The role and use of Information and Communication Technology (ICT) in the 2013 political election will specifically assess how far parties are exploiting the unique characteristics of the internet to foster new styles of election campaigning.
The 2013 political election will also witness the extent to which ICTs open up new channels of communication and information and thus change the nature of electoral participation. ICT is also expected to contribute to broader debates about the changing role of parties, campaigning and concerns about declining electoral turnout.
According to the population records maintained by National Statistics Bureau (NSB) which is based on Population and Housing Census of Bhutan 2005, by year 2013 Bhutan’s total population projection is estimated at 733,004.
Out of which 182,000 of the citizens fall in the age group of 18-30 years meaning that these age group possibly are the educated lot and hence an ICT erudite. Statistically, 78,000 of them reside in the urban while 104,000 in the rural settlements. The NSB records also says that since the last election in 2008 by 2013 over 14,000 youths will have reached the age 18 and to exercise their right to vote.
The government has already pledged billions of ngultrums to make this country a knowledge-based Bhutanese society by harnessing ICT. Information technology development and dissemination is the priority area of the royal government.
The ICT development in the country will provide access to information technology and IT solutions to a significant proportion of Bhutan’s population, including government officials, teachers, entrepreneurs and rural children, by training and establishing ICT enabled schools, computer labs, and computer stations in rural Bhutan.
“It is difficult for me to make any judgment on what could likely happen in 2013 as we are yet obligated to see through the Local Government Elections in the near future. However, there is no denying that the inroads of ICT technologies will influence the manner of the Election campaigning that will be conducted or to be administered,” Dasho Kuenzang Wangdi, Chief Election Commissioner said adding that the application of ICT technologies had played a significant role in 2008 parliamentary elections as well although not at an extensive level as it may in 2013.
“I hope that Druk Phuensum Tshogpa’s promise to make Bhutan an ICT enabled nation does not fail. I am sure if ICT is made available to all citizens, politicians will make use of the facility in the upcoming political campaigning in 2013,” the Opposition Leader Tshering Tobgay said.
The Internet's development and the importance of online campaigning it seems are underrated in Bhutan. Bhutan is yet to come up with a comparative basis for evaluating internet’s future evolution and how it can influence future political elections.
“The rapid growth of ICTs in the country is expected to provoke considerable debate about their implication on democracy. However, if our politicians do not deliberate on it, this would either mean they don’t care or are ignorant about it which in turn is not good for them,” Dorji Wangchuk, a civil servant said.
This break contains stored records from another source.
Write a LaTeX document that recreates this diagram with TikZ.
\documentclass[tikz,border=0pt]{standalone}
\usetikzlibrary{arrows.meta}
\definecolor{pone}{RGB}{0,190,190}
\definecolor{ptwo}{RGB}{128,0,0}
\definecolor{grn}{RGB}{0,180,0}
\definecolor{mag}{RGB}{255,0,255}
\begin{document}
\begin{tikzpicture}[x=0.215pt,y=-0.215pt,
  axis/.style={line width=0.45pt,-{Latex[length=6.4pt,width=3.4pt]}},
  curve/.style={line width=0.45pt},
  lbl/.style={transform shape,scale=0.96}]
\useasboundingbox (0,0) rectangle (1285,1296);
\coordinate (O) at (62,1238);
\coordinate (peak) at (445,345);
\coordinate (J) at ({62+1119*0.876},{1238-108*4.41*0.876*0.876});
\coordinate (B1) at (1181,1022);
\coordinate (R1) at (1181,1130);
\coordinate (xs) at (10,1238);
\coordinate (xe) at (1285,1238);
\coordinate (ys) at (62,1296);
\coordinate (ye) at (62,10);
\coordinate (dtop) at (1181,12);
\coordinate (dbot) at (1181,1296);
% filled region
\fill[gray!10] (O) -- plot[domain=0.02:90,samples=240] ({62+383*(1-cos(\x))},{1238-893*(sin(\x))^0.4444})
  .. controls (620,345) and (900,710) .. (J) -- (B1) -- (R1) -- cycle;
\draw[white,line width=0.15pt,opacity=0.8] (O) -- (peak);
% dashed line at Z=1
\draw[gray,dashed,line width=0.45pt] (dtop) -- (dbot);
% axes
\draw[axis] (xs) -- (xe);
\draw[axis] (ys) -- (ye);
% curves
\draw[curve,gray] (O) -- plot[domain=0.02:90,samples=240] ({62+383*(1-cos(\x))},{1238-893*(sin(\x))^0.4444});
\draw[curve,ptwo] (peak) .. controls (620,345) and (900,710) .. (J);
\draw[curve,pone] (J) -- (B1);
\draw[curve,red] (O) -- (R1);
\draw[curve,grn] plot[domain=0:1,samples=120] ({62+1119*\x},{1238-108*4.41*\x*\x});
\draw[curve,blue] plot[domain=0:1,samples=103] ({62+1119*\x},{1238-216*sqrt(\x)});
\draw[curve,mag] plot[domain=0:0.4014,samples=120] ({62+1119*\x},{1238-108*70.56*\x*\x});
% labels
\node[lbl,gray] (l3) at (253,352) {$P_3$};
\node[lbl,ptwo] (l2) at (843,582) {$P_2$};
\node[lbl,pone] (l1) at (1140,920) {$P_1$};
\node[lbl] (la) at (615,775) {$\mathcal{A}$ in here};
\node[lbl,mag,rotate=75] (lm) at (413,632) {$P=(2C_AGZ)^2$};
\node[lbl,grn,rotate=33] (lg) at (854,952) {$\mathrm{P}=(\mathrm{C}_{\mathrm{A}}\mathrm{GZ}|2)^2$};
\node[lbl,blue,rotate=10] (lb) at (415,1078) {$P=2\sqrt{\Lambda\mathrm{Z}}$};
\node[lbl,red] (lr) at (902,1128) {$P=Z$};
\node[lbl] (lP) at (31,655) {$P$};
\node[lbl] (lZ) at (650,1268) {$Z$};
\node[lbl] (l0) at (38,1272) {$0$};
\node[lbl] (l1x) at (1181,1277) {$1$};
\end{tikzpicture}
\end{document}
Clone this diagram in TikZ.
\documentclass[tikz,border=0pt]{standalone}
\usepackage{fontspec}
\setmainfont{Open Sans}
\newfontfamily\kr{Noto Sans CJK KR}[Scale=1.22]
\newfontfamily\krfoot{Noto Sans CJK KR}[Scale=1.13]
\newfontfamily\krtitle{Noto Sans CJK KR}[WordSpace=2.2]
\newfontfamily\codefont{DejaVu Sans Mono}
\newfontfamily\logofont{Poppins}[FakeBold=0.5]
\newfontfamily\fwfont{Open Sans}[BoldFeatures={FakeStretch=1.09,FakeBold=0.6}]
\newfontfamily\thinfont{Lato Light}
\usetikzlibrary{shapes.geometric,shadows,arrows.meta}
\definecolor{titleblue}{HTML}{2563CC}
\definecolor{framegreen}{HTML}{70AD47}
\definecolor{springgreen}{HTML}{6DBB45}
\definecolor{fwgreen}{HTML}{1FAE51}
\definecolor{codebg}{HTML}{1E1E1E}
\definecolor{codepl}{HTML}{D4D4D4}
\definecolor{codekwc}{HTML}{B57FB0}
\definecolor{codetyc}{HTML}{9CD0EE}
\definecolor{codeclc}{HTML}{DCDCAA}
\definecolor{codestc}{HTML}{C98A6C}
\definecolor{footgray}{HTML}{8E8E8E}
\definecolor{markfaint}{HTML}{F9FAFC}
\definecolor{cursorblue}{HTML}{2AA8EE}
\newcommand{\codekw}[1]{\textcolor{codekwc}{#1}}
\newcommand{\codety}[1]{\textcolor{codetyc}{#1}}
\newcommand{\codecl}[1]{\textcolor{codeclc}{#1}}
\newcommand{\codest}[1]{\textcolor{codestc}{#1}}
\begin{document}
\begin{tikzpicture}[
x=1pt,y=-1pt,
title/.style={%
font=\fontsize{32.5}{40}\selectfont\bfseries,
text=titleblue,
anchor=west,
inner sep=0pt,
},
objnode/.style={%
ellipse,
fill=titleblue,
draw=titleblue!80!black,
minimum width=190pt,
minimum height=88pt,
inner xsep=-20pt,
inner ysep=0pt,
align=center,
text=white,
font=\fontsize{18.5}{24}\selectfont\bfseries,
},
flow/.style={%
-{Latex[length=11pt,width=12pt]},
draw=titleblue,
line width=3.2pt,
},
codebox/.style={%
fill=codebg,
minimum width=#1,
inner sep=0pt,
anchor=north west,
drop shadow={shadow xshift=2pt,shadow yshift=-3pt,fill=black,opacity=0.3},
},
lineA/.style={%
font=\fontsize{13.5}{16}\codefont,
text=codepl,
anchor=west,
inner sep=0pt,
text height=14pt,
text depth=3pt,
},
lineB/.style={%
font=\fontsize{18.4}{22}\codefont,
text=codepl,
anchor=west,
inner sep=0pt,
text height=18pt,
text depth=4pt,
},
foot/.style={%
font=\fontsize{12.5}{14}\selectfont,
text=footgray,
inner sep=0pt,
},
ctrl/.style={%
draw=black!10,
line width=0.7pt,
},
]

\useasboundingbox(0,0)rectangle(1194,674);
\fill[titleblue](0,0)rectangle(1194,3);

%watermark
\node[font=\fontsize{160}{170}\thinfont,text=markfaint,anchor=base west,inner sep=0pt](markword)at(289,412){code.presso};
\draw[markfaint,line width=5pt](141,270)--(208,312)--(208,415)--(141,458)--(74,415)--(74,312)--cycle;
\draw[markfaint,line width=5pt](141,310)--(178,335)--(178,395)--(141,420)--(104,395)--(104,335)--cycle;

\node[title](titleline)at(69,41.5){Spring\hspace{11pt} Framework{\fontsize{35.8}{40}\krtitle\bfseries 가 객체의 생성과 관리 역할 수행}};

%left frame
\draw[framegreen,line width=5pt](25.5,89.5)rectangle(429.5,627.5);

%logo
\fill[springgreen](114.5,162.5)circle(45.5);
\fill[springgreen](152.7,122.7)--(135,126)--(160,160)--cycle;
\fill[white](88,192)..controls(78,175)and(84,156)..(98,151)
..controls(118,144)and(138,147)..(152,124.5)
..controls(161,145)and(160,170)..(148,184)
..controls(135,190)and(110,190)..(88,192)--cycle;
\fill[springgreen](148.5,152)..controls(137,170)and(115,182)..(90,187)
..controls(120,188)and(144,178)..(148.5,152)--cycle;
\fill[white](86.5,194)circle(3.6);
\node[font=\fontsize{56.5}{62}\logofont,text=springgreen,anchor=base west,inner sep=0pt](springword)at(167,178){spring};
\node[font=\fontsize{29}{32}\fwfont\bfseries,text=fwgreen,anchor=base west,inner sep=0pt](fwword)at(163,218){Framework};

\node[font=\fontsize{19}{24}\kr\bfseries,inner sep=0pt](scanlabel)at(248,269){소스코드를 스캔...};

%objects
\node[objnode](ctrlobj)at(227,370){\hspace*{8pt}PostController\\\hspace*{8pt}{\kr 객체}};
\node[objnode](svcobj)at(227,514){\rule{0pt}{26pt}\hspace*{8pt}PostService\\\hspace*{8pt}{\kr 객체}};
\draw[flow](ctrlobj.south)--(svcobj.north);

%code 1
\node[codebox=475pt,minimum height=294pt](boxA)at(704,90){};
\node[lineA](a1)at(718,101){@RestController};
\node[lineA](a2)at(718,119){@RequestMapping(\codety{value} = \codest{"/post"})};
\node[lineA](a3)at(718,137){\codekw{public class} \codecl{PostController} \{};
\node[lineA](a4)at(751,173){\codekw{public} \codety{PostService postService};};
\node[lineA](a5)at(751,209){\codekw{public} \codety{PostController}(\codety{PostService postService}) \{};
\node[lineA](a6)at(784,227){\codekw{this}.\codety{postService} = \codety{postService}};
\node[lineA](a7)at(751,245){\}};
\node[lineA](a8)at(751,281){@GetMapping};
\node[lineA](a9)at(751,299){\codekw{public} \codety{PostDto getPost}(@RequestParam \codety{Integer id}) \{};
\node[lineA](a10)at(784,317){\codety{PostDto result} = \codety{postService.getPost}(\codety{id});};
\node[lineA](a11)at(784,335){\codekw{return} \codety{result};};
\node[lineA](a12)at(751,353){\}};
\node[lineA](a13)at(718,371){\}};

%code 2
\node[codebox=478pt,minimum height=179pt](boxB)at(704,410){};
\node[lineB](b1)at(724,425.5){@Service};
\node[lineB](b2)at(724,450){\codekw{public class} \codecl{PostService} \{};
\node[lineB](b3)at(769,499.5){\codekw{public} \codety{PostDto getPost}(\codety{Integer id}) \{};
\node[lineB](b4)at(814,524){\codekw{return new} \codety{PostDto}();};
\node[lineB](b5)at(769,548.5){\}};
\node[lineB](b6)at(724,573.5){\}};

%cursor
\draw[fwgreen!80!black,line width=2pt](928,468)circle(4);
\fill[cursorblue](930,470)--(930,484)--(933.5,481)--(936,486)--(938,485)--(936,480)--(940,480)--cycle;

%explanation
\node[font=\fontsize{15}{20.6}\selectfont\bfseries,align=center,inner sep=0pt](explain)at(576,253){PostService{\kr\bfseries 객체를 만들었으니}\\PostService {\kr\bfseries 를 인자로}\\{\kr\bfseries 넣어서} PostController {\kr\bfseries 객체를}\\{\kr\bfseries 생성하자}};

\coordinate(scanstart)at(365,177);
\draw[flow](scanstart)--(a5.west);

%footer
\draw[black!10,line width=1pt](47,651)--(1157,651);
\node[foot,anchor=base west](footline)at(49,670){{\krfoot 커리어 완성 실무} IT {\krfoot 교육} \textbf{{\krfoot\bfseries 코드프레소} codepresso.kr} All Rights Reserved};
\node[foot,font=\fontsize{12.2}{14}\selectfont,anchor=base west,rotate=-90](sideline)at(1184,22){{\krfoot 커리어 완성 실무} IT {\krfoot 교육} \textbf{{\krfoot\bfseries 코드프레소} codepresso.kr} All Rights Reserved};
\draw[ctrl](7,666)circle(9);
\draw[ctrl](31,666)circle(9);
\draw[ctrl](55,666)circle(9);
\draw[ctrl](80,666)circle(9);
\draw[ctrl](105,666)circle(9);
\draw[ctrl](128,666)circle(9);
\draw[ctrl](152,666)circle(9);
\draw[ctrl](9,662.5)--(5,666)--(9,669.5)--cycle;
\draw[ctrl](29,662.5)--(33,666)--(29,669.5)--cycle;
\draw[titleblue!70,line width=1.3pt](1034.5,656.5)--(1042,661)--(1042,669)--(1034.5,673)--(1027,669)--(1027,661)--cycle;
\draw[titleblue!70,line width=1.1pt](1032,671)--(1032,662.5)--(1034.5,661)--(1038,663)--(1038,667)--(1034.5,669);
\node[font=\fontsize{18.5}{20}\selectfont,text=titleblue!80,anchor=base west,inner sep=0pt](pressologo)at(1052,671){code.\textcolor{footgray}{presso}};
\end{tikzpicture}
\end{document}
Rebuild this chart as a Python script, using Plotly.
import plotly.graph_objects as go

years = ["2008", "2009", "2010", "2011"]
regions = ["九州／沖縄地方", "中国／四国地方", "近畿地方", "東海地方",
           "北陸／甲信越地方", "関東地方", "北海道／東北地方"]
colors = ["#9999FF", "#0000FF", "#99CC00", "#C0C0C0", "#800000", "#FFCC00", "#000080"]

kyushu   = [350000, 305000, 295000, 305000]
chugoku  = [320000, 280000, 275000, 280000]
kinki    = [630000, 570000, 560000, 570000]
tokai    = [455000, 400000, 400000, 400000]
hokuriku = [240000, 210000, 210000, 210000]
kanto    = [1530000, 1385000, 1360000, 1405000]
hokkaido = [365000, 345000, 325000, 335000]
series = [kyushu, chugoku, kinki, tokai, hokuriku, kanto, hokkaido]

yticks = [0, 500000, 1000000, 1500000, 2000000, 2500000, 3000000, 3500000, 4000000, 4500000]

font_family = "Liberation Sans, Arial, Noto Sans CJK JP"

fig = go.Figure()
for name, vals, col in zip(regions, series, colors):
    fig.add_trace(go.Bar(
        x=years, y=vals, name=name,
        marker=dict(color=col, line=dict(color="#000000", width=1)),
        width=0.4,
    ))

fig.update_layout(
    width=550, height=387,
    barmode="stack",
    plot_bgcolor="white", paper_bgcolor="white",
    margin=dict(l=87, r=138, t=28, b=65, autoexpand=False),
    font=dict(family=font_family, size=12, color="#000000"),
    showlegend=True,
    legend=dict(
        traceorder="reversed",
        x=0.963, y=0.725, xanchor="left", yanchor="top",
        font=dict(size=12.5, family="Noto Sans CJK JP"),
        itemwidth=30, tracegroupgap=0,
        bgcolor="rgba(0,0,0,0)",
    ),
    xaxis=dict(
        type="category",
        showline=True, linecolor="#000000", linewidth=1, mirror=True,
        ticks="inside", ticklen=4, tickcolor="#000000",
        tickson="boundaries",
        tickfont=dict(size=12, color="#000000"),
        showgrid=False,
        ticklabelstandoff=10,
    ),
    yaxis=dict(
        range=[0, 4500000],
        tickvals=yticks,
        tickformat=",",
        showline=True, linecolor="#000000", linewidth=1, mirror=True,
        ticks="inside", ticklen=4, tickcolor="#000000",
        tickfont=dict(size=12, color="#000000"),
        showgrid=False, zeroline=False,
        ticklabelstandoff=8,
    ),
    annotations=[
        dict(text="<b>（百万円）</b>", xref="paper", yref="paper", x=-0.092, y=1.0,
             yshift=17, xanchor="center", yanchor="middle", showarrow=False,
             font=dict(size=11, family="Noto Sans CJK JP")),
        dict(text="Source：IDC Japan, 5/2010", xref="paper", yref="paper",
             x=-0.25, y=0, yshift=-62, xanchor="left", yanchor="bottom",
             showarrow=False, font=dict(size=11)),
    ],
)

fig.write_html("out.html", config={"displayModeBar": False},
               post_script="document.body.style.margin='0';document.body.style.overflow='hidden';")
Sonam Yangden an engineer said that the high volume and speed of information transmission possible via the internet means that it has the potential to offer more substantive basis for campaigning than traditional forms of media.
“Parties in the future must use their websites primarily as information vehicles to provide voters with policy based material. Alternatively, however, parties may be tempted to exploit the emerging combinations of audio-visual and graphical features like it was done to some extent in the first election to attract and retain supporters,” hinted Karma Gyeltshen a civil servant.
The ability of ICT to gather information on voters means that parties have greater opportunities to target certain groups of voters and even personalize campaign messages. The fact that about 50% of the eligible voters by 2013 are the younger lot, much of the focus will be on them since they are the possible ICT citizens.
“From a party’s perspective, the interactive potential of ICTs offers parties a low cost and very direct means of seeking immediate feedback from voters on policy and campaign tactics. Technologies will also present the opportunities for parties to form ongoing relationships with voters to both mobilise and retain supporters,” a member of the Parliament said.
According to Kezang Dorji a civil servant and a hopeful member of the parliament after the 2013 parliamentary election technology may provide the means but does not necessarily provide the motivation to participate. “So I would combine the good old method of political campaigning at the same time making optimum use of ICT,” he said.